The successful predictions of unusually high turnover among maintenance workers and unusually low turnover among production workers did not translate into concrete actions last year. Those were among the first forecasts of the flight-risk system, and “we did not have as much confidence in the model,” Edmonds says. Now that the system has proven valid, ATK plans to use future results to prepare early for unusually large amounts of hiring and other workforce demands.
Edmonds’ training lends itself perfectly to this sort of analysis. As a graduate student, he worked on a project to predict traffic accidents by sifting through a range of factors in past collisions, such as vehicle speed and whether drivers were keeping their eyes on the road. Now at ATK, Edmonds and others on the team have similarly tried to isolate the relative importance of various factors on turnover. Using regression analysis, they have plugged in usual suspects such as employee age and tenure on the job. They also have explored less conventional factors, such as the local unemployment rate, marital status and time of year workers left ATK.

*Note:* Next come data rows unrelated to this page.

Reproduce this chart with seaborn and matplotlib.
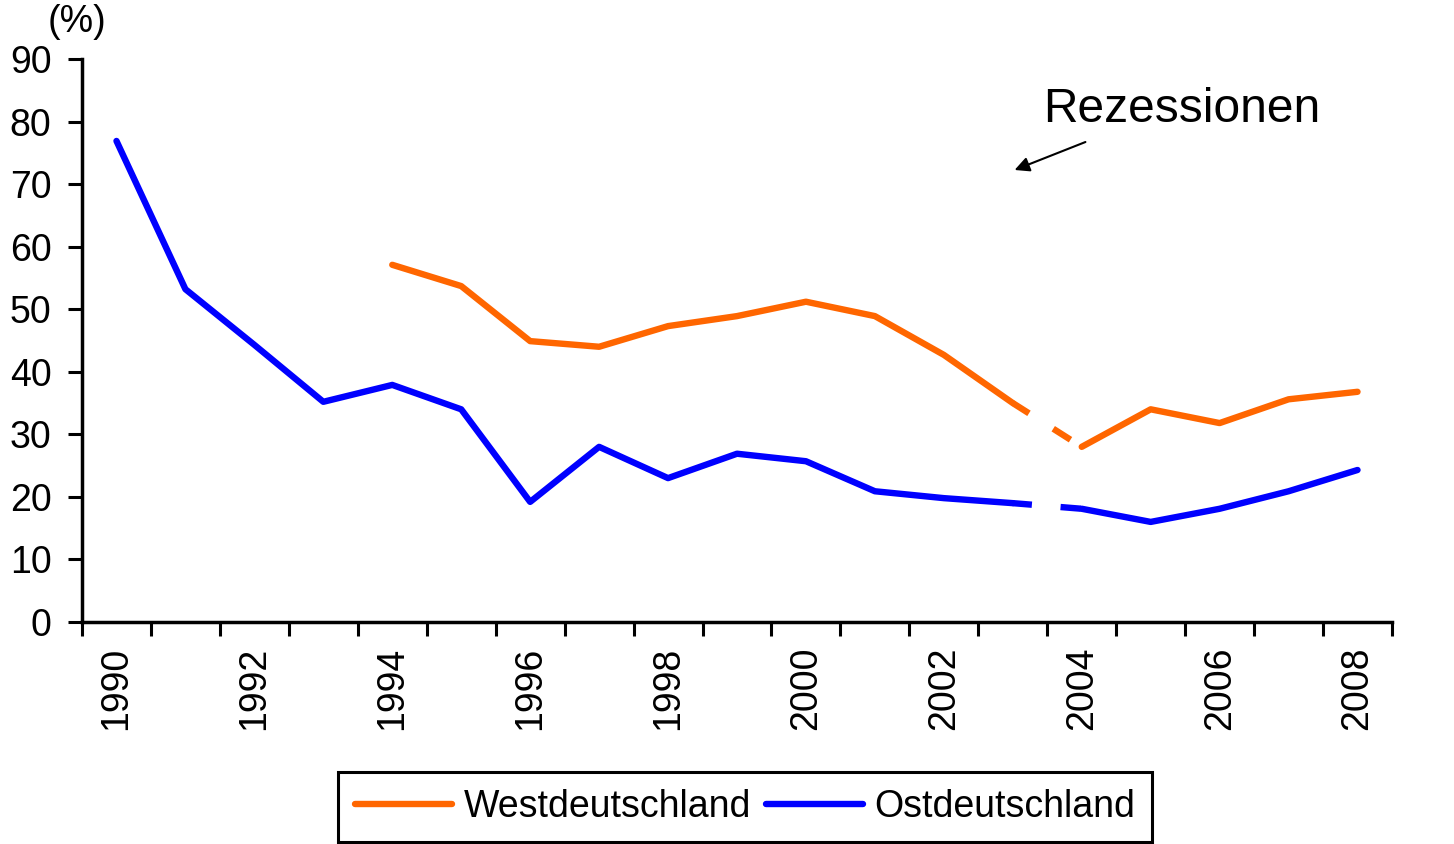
import matplotlib
matplotlib.use("Agg")
import matplotlib.pyplot as plt
from matplotlib.lines import Line2D
import seaborn as sns
import pandas as pd

years = list(range(1990, 2009))
ost = [76.9, 53.2, 44.3, 35.2, 37.9, 34.0, 19.2, 28.0, 23.0, 26.9, 25.7,
       20.9, 19.8, 19.0, 18.1, 16.0, 18.1, 20.9, 24.3]
west = [None, None, None, None, 57.1, 53.7, 44.9, 44.0, 47.3, 48.9, 51.2,
        48.9, 42.7, 35.0, 28.0, 34.0, 31.8, 35.6, 36.8]
series_names = ["Westdeutschland", "Ostdeutschland"]
colors = {"Westdeutschland": "#FF6600", "Ostdeutschland": "#0000FF"}
recession_years = (2003, 2004)

rows = []
for y, w, o in zip(years, west, ost):
    if w is not None:
        rows.append({"Jahr": y, "Wert": w, "Serie": "Westdeutschland"})
    rows.append({"Jahr": y, "Wert": o, "Serie": "Ostdeutschland"})
df = pd.DataFrame(rows)

sns.set_style("white")
plt.rcParams["font.family"] = ["Liberation Sans", "DejaVu Sans"]
plt.rcParams["text.color"] = "black"
plt.rcParams["xtick.color"] = "black"
plt.rcParams["ytick.color"] = "black"
plt.rcParams["axes.labelcolor"] = "black"

fs = 27
fig = plt.figure(figsize=(14.54, 8.44), dpi=100)
ax = fig.add_axes([82 / 1454, 1 - 622 / 844, (1392 - 82) / 1454, (622 - 59) / 844])

lw = 4.6
for name in series_names:
    d = df[df["Serie"] == name]
    before = d[d["Jahr"] <= recession_years[0]]
    after = d[d["Jahr"] >= recession_years[1]]
    mid = d[(d["Jahr"] >= recession_years[0]) & (d["Jahr"] <= recession_years[1])]
    for part in (before, after):
        sns.lineplot(data=part, x="Jahr", y="Wert", ax=ax, color=colors[name],
                     linewidth=lw, solid_capstyle="round", solid_joinstyle="round",
                     legend=False, errorbar=None, sort=True)
    l = sns.lineplot(data=mid, x="Jahr", y="Wert", ax=ax, color=colors[name],
                     linewidth=lw, legend=False, errorbar=None)
    l.lines[-1].set_dashes([3.0, 4.5, 3.2, 3.5])
    l.lines[-1].set_dash_capstyle("butt")

ax.set_xlim(1989.5, 2008.5)
ax.set_ylim(0, 90)
ax.set_yticks(range(0, 91, 10))
ax.set_xticks([y + 0.5 for y in range(1989, 2009)], minor=False)
ax.set_xticklabels([])
ax.set_xticks(list(range(1990, 2009, 2)), minor=True)
ax.set_xticklabels([str(y) for y in range(1990, 2009, 2)], minor=True, rotation=90)
ax.tick_params(axis="x", which="minor", length=0, pad=18, labelsize=fs)
ax.tick_params(axis="x", which="major", length=10, width=2.2, direction="out", color="black", bottom=True)
ax.tick_params(axis="y", length=10, width=2.2, direction="out", pad=12, labelsize=fs, left=True, color="black")
ax.set_xlabel("")
ax.set_ylabel("")
for s in ("top", "right"):
    ax.spines[s].set_visible(False)
for s in ("left", "bottom"):
    ax.spines[s].set_color("black")
    ax.spines[s].set_linewidth(2.5)
ax.spines["bottom"].set_bounds(1989.5, 2008.5)

fig.text(77 / 1454, 1 - 22 / 844, "(%)", fontsize=fs, ha="center", va="center")

ax.text(1043 / 1454, 1 - 110 / 844, "Rezessionen", transform=fig.transFigure,
        fontsize=34.5, ha="left", va="center")
ax.annotate("", xy=(1012 / 1454, 1 - 171 / 844), xytext=(1088 / 1454, 1 - 141 / 844),
            xycoords="figure fraction", textcoords="figure fraction",
            arrowprops=dict(arrowstyle="-|>", color="black", lw=1.5, mutation_scale=22))

handles = [Line2D([0], [0], color=colors[n], lw=lw, solid_capstyle="round") for n in series_names]
leg = fig.legend(handles, series_names, loc="upper center",
                 bbox_to_anchor=(745 / 1454, 1 - 772 / 844), ncol=2, fontsize=fs,
                 frameon=True, fancybox=False, edgecolor="black", framealpha=1,
                 handlelength=2.6, handletextpad=0.3, columnspacing=0.4,
                 borderpad=0.45, borderaxespad=0)
leg.get_frame().set_linewidth(2.2)
leg.get_frame().set_edgecolor("black")

fig.savefig("out.png", dpi=100, facecolor="white")
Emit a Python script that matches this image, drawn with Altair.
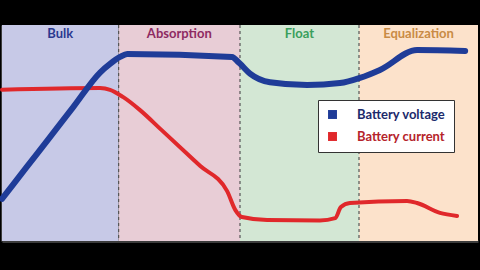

Initially, Edmonds had retrieved data on the day that employees left the company from ATK’s HR information system in order to study the attrition effect of the local unemployment rate, which changed over time. Once the team had that data, it also decided to see whether people are more apt to leave at certain times of the year for other reasons. There was indeed a trend: ATK employees tended to retire in the second and third quarters of the year. “Most people want to retire before the winter hits,” Edmonds says. “That’s how we explain it.”
The time-of-year insights weren’t the only surprises. The team also found that single people are much more likely to leave through involuntary attrition than married employees. Yet, such discoveries raise thorny issues. What is ATK to do with information about marital status? It can’t very well start giving preferential hiring treatment to married people.
ATK says it doesn’t use its data-mining findings to discriminate. Instead, it taps the data to lessen flight-risk dangers, such as by setting up mentoring relationships and trying to improve employee engagement. “This information does not go into any decision around termination or promotion or in our external hiring, but it does help the company mitigate risk proactively,” the company said in a written statement.
Edmonds notes that flight risk is a complicated calculation. “Just because someone is unmarried doesn’t mean they have high flight risk,” he says. In addition, ATK says it keeps flight-risk data highly confidential.
Still, determining a high flight risk for an individual contributor begs a question: Should the company directly ask workers about their retirement plans? ATK doesn’t take this approach. “The point is not to confront employees and influence a decision that is theirs,” Edmonds says. At the same time, he concedes ATK remains in the early stages of understanding how to respond to some workforce analysis results.
“A lot of people struggle with strategy, and translating strategy into tactics,” Willis, the HR vice president, says. “This is a process that can translate strategy to action and the bottom line. And that’s what’s so cool about it.”